# Problem description:
Look through the listing for the word "this". Copy each line that has it.

Raw records:

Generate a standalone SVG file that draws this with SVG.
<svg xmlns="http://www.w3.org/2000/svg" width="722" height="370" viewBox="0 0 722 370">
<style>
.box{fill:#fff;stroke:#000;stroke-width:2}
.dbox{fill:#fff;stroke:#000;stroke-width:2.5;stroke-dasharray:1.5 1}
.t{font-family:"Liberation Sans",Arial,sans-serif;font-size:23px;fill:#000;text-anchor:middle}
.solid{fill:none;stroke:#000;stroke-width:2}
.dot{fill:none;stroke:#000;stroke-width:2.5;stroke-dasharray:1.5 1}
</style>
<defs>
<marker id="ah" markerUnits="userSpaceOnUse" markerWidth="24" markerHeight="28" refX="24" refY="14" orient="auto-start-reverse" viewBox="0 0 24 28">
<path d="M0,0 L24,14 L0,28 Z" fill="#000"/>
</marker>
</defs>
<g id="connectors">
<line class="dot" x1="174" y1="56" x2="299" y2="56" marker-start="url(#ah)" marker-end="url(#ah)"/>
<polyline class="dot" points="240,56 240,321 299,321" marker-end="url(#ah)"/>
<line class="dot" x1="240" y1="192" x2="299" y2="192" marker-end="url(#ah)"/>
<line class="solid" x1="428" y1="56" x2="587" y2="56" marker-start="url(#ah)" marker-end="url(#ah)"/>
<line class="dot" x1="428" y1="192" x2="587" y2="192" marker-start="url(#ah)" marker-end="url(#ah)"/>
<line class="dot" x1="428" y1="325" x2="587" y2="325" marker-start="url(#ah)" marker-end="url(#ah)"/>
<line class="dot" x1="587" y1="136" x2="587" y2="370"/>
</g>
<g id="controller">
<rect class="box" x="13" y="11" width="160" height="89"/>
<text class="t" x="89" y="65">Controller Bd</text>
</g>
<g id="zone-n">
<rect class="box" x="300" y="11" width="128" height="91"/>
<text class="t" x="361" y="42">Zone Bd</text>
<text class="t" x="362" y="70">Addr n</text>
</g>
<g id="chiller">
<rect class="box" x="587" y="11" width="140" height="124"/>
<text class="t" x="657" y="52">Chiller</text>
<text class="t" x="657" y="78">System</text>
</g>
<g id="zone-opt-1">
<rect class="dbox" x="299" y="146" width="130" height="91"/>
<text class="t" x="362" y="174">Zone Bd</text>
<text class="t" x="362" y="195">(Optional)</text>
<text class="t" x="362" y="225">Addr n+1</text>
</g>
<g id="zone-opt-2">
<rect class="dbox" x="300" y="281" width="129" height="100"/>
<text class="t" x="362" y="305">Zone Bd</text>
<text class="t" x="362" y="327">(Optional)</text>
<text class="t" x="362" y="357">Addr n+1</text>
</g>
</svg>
---
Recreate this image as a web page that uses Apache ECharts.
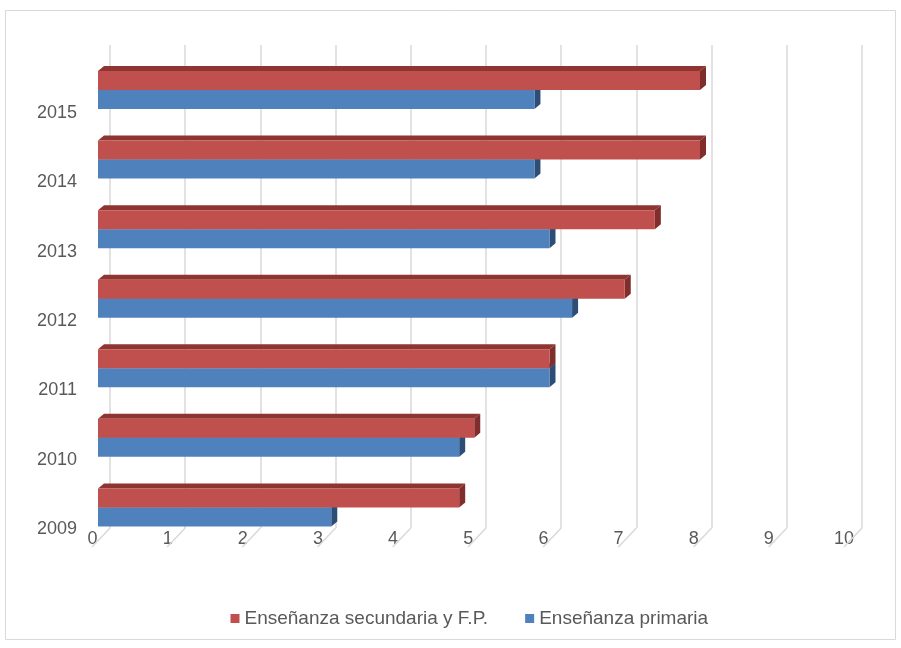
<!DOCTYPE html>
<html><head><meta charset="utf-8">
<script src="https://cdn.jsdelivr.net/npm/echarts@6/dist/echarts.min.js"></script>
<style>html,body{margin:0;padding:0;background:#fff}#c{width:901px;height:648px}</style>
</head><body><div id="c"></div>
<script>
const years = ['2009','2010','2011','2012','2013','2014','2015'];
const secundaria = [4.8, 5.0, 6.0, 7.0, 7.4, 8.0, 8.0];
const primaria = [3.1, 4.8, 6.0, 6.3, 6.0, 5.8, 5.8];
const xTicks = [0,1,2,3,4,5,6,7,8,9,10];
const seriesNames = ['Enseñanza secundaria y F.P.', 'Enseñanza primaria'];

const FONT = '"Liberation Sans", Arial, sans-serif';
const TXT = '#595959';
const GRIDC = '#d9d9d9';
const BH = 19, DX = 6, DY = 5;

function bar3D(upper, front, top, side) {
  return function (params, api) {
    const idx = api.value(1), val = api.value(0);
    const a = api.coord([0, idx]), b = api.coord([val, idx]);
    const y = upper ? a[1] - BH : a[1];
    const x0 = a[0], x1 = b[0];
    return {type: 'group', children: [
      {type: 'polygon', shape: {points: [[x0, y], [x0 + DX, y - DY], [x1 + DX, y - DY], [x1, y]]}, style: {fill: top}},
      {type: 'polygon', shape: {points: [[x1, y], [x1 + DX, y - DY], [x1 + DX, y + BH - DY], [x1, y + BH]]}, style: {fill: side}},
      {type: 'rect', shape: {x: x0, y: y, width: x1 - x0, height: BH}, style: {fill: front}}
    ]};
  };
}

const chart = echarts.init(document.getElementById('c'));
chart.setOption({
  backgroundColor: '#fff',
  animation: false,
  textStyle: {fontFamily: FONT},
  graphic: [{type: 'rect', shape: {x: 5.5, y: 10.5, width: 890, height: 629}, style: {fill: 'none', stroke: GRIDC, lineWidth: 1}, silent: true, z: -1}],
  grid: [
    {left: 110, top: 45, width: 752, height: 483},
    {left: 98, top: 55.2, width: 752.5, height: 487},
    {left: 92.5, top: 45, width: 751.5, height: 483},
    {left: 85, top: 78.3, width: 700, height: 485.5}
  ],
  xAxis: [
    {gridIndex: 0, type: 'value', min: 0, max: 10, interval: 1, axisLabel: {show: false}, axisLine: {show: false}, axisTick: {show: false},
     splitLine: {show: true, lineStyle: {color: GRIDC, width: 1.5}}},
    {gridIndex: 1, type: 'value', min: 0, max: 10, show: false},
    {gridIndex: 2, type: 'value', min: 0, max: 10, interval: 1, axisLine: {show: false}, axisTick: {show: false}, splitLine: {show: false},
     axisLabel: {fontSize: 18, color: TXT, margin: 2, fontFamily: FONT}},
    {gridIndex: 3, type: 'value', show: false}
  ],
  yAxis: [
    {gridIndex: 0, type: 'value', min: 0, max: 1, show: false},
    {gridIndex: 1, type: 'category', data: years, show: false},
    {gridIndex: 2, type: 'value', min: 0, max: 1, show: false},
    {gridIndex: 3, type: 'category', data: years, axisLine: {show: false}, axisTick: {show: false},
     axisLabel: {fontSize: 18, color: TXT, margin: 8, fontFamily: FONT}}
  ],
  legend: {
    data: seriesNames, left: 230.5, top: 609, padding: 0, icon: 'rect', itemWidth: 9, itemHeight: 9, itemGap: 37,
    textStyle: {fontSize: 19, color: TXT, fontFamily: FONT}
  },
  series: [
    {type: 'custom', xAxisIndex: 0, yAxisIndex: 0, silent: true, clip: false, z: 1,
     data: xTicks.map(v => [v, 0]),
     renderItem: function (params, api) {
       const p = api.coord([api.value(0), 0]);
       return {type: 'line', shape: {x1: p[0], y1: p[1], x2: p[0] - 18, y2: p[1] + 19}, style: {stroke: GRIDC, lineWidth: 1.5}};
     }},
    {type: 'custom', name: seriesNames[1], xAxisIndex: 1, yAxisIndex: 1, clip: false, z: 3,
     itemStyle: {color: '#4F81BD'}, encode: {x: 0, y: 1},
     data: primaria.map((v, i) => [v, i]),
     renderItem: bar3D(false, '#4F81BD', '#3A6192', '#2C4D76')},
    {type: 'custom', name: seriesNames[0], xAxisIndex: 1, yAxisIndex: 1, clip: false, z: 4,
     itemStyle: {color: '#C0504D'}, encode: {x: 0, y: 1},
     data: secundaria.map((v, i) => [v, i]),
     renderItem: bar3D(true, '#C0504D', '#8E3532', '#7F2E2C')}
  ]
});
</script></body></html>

# Full answer:
Generate a standalone SVG file that draws this with SVG.
Recreate this image as a web page that uses Apache ECharts.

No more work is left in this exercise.